---- Data lines

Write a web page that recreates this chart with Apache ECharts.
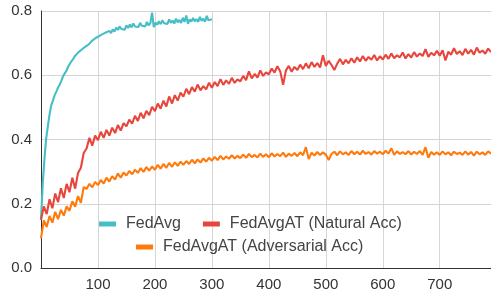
<!DOCTYPE html>
<html>
<head>
<meta charset="utf-8">
<script src="https://cdn.jsdelivr.net/npm/echarts@6/dist/echarts.min.js"></script>
<style>
  html, body { margin: 0; padding: 0; background: #fff; }
  #chart { width: 491px; height: 296px; }
</style>
</head>
<body>
<div id="chart"></div>
<script>
// epochs step for each curve
const fedAvgStep = 3;
const atStep = 5;

// FedAvg accuracy, epochs 0..300
const fedAvg = [
  0.150, 0.262, 0.338, 0.402, 0.441, 0.478, 0.507, 0.521, 0.538, 0.549,
  0.562, 0.571, 0.584, 0.598, 0.592, 0.615, 0.628, 0.622, 0.645, 0.652,
  0.661, 0.656, 0.672, 0.668, 0.681, 0.676, 0.689, 0.684, 0.696, 0.692,
  0.708, 0.703, 0.716, 0.711, 0.722, 0.717, 0.728, 0.722, 0.733, 0.728,
  0.738, 0.731, 0.743, 0.736, 0.748, 0.741, 0.752, 0.744, 0.749, 0.742,
  0.755, 0.747, 0.758, 0.749, 0.761, 0.752, 0.757, 0.750, 0.763, 0.754,
  0.760, 0.752, 0.766, 0.755, 0.762, 0.795, 0.750, 0.764, 0.757, 0.768,
  0.759, 0.771, 0.762, 0.768, 0.760, 0.774, 0.763, 0.770, 0.761, 0.776,
  0.765, 0.772, 0.763, 0.779, 0.766, 0.786, 0.760, 0.774, 0.767, 0.778,
  0.768, 0.775, 0.766, 0.782, 0.769, 0.776, 0.767, 0.785, 0.771, 0.777,
  0.774
];

// FedAvgAT natural accuracy, epochs 0..790
const natural = [
  0.150, 0.192, 0.168, 0.214, 0.186, 0.232, 0.205, 0.248, 0.218, 0.262,
  0.236, 0.281, 0.247, 0.296, 0.312, 0.358, 0.372, 0.405, 0.381, 0.412,
  0.398, 0.424, 0.405, 0.430, 0.412, 0.437, 0.420, 0.445, 0.428, 0.451,
  0.441, 0.462, 0.449, 0.474, 0.458, 0.483, 0.466, 0.489, 0.476, 0.502,
  0.488, 0.512, 0.496, 0.521, 0.503, 0.534, 0.512, 0.538, 0.521, 0.546,
  0.533, 0.558, 0.541, 0.563, 0.549, 0.571, 0.553, 0.566, 0.556, 0.577,
  0.561, 0.579, 0.566, 0.588, 0.570, 0.584, 0.573, 0.592, 0.576, 0.587,
  0.581, 0.598, 0.585, 0.612, 0.590, 0.604, 0.593, 0.615, 0.598, 0.609,
  0.603, 0.621, 0.608, 0.628, 0.612, 0.570, 0.615, 0.629, 0.611, 0.626,
  0.616, 0.633, 0.619, 0.637, 0.622, 0.641, 0.626, 0.638, 0.624, 0.662,
  0.629, 0.645, 0.632, 0.616, 0.636, 0.651, 0.634, 0.648, 0.637, 0.653,
  0.639, 0.656, 0.643, 0.660, 0.645, 0.657, 0.648, 0.663, 0.646, 0.659,
  0.649, 0.664, 0.651, 0.668, 0.653, 0.662, 0.656, 0.671, 0.652, 0.666,
  0.655, 0.672, 0.658, 0.668, 0.660, 0.681, 0.657, 0.670, 0.662, 0.676,
  0.661, 0.678, 0.646, 0.673, 0.664, 0.684, 0.666, 0.675, 0.663, 0.682,
  0.667, 0.679, 0.664, 0.686, 0.670, 0.677, 0.667, 0.683, 0.672
];

// FedAvgAT adversarial accuracy, epochs 0..790
const adversarial = [
  0.092, 0.148, 0.128, 0.162, 0.141, 0.175, 0.152, 0.181, 0.163, 0.192,
  0.178, 0.208, 0.191, 0.224, 0.203, 0.252, 0.246, 0.262, 0.251, 0.268,
  0.258, 0.274, 0.263, 0.281, 0.269, 0.286, 0.275, 0.294, 0.281, 0.297,
  0.288, 0.302, 0.292, 0.306, 0.296, 0.311, 0.299, 0.314, 0.303, 0.316,
  0.306, 0.321, 0.309, 0.324, 0.312, 0.327, 0.315, 0.329, 0.318, 0.331,
  0.321, 0.333, 0.324, 0.337, 0.326, 0.338, 0.328, 0.341, 0.331, 0.343,
  0.334, 0.346, 0.336, 0.349, 0.338, 0.347, 0.340, 0.351, 0.341, 0.349,
  0.342, 0.353, 0.343, 0.355, 0.345, 0.352, 0.344, 0.356, 0.346, 0.354,
  0.345, 0.357, 0.347, 0.355, 0.348, 0.359, 0.346, 0.356, 0.349, 0.358,
  0.348, 0.360, 0.351, 0.376, 0.339, 0.359, 0.350, 0.361, 0.352, 0.360,
  0.353, 0.336, 0.355, 0.362, 0.351, 0.363, 0.354, 0.360, 0.352, 0.364,
  0.354, 0.362, 0.353, 0.365, 0.355, 0.361, 0.353, 0.364, 0.356, 0.362,
  0.354, 0.365, 0.356, 0.373, 0.352, 0.363, 0.355, 0.361, 0.354, 0.364,
  0.353, 0.362, 0.355, 0.364, 0.352, 0.376, 0.343, 0.361, 0.353, 0.360,
  0.352, 0.363, 0.354, 0.360, 0.351, 0.362, 0.355, 0.359, 0.352, 0.363,
  0.353, 0.361, 0.350, 0.362, 0.354, 0.360, 0.352, 0.363, 0.356
];

const names = ['FedAvg', 'FedAvgAT (Natural Acc)', 'FedAvgAT (Adversarial Acc)'];
const colors = ['#47bec6', '#e8463c', '#ff7a0a'];

function toPoints(values, step) {
  return values.map((v, i) => [i * step, v]);
}

const chart = echarts.init(document.getElementById('chart'), null, { renderer: 'canvas' });

const font = 'Liberation Sans, Arial, sans-serif';

const option = {
  animation: false,
  backgroundColor: '#fff',
  grid: { left: 41, right: 0, top: 11, bottom: 28 },
  legend: [
    {
      data: [names[0], names[1]],
      left: 94, top: 211,
      icon: 'rect', itemWidth: 17, itemHeight: 5, itemGap: 22,
      textStyle: { fontFamily: font, fontSize: 16, color: '#444', padding: [0, 0, 0, 5] }
    },
    {
      data: [names[2]],
      left: 131, top: 234,
      icon: 'rect', itemWidth: 17, itemHeight: 5,
      textStyle: { fontFamily: font, fontSize: 16, color: '#444', padding: [0, 0, 0, 5] }
    }
  ],
  xAxis: {
    type: 'value',
    min: 0, max: 790, interval: 100,
    axisLine: { show: true, lineStyle: { color: '#333', width: 1 } },
    axisTick: { show: false },
    axisLabel: {
      showMinLabel: false, showMaxLabel: false,
      fontFamily: font, fontSize: 15, color: '#333', margin: 9
    },
    splitLine: { show: true, showMinLine: false, showMaxLine: false, lineStyle: { color: '#d6d6d6', width: 1 } }
  },
  yAxis: {
    type: 'value',
    min: 0, max: 0.8, interval: 0.2,
    axisLine: { show: true, lineStyle: { color: '#333', width: 1 } },
    axisTick: { show: false },
    axisLabel: {
      fontFamily: font, fontSize: 15, color: '#333', margin: 9,
      formatter: v => v.toFixed(1)
    },
    splitLine: { show: true, lineStyle: { color: '#d6d6d6', width: 1 } }
  },
  series: [
    { name: names[0], type: 'line', data: toPoints(fedAvg, fedAvgStep) },
    { name: names[1], type: 'line', data: toPoints(natural, atStep) },
    { name: names[2], type: 'line', data: toPoints(adversarial, atStep) }
  ].map((s, i) => Object.assign(s, {
    color: colors[i],
    showSymbol: false,
    symbol: 'none',
    lineStyle: { width: 2.1, color: colors[i] }
  }))
};

chart.setOption(option);
</script>
</body>
</html>
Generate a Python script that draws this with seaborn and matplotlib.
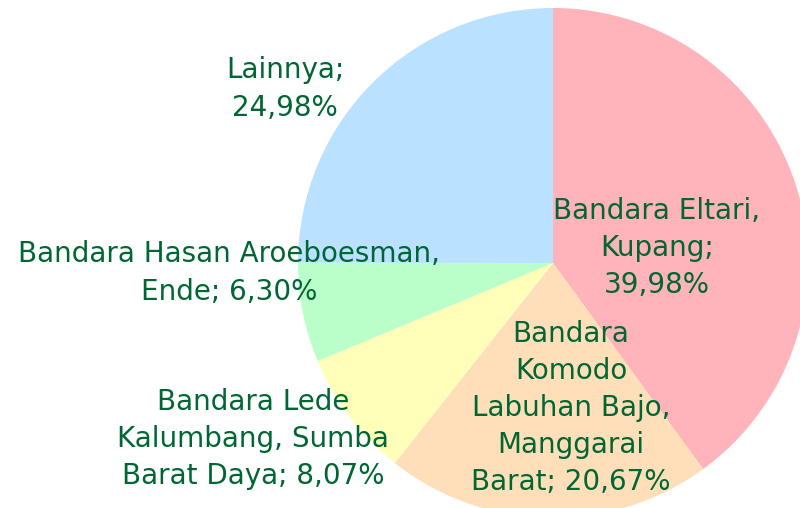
import matplotlib
matplotlib.use("Agg")
import matplotlib.pyplot as plt
import seaborn as sns


# DATA

labels = [
    "Bandara Eltari,\nKupang;\n39,98%",
    "Bandara\nKomodo\nLabuhan Bajo,\nManggarai\nBarat; 20,67%",
    "Bandara Lede\nKalumbang, Sumba\nBarat Daya; 8,07%",
    "Bandara Hasan Aroeboesman,\nEnde; 6,30%",
    "Lainnya;\n24,98%",
]
shares = [39.98, 20.67, 8.07, 6.30, 24.98]
colors = ["#FFB3BA", "#FFDFBA", "#FFFFBA", "#BAFFC9", "#BAE1FF"]

# label centres in pixel coords (y from top)
label_pos = [(657, 248), (571, 408), (253, 439), (229, 273), (285, 89)]


sns.set_theme(style="white")
plt.rcParams["font.family"] = ["DejaVu Sans"]

fig = plt.figure(figsize=(8, 5.08), dpi=100)
ax = fig.add_axes([0, 0, 1, 1])

ax.pie(
    shares,
    colors=colors,
    startangle=90,
    counterclock=False,
    center=(553, 508 - 263),
    radius=255,
    wedgeprops={"linewidth": 0},
    frame=True,
)

for lab, (x, y) in zip(labels, label_pos):
    ax.text(
        x, 508 - y, lab,
        ha="center", va="center",
        fontsize=20, color="#006633",
        linespacing=1.42,
    )

ax.set_xlim(0, 800)
ax.set_ylim(0, 508)
ax.set_aspect("equal")
ax.axis("off")

plt.savefig("out.png", dpi=100)
plt.close()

--------

What is required
Return only the lines from the start of the data through the line that contains "const atStep = 5;", please, copying them exactly and omitting all pictures.

Output below
Write a web page that recreates this chart with Apache ECharts.
<!DOCTYPE html>
<html>
<head>
<meta charset="utf-8">
<script src="https://cdn.jsdelivr.net/npm/echarts@6/dist/echarts.min.js"></script>
<style>
  html, body { margin: 0; padding: 0; background: #fff; }
  #chart { width: 491px; height: 296px; }
</style>
</head>
<body>
<div id="chart"></div>
<script>
// epochs step for each curve
const fedAvgStep = 3;
const atStep = 5;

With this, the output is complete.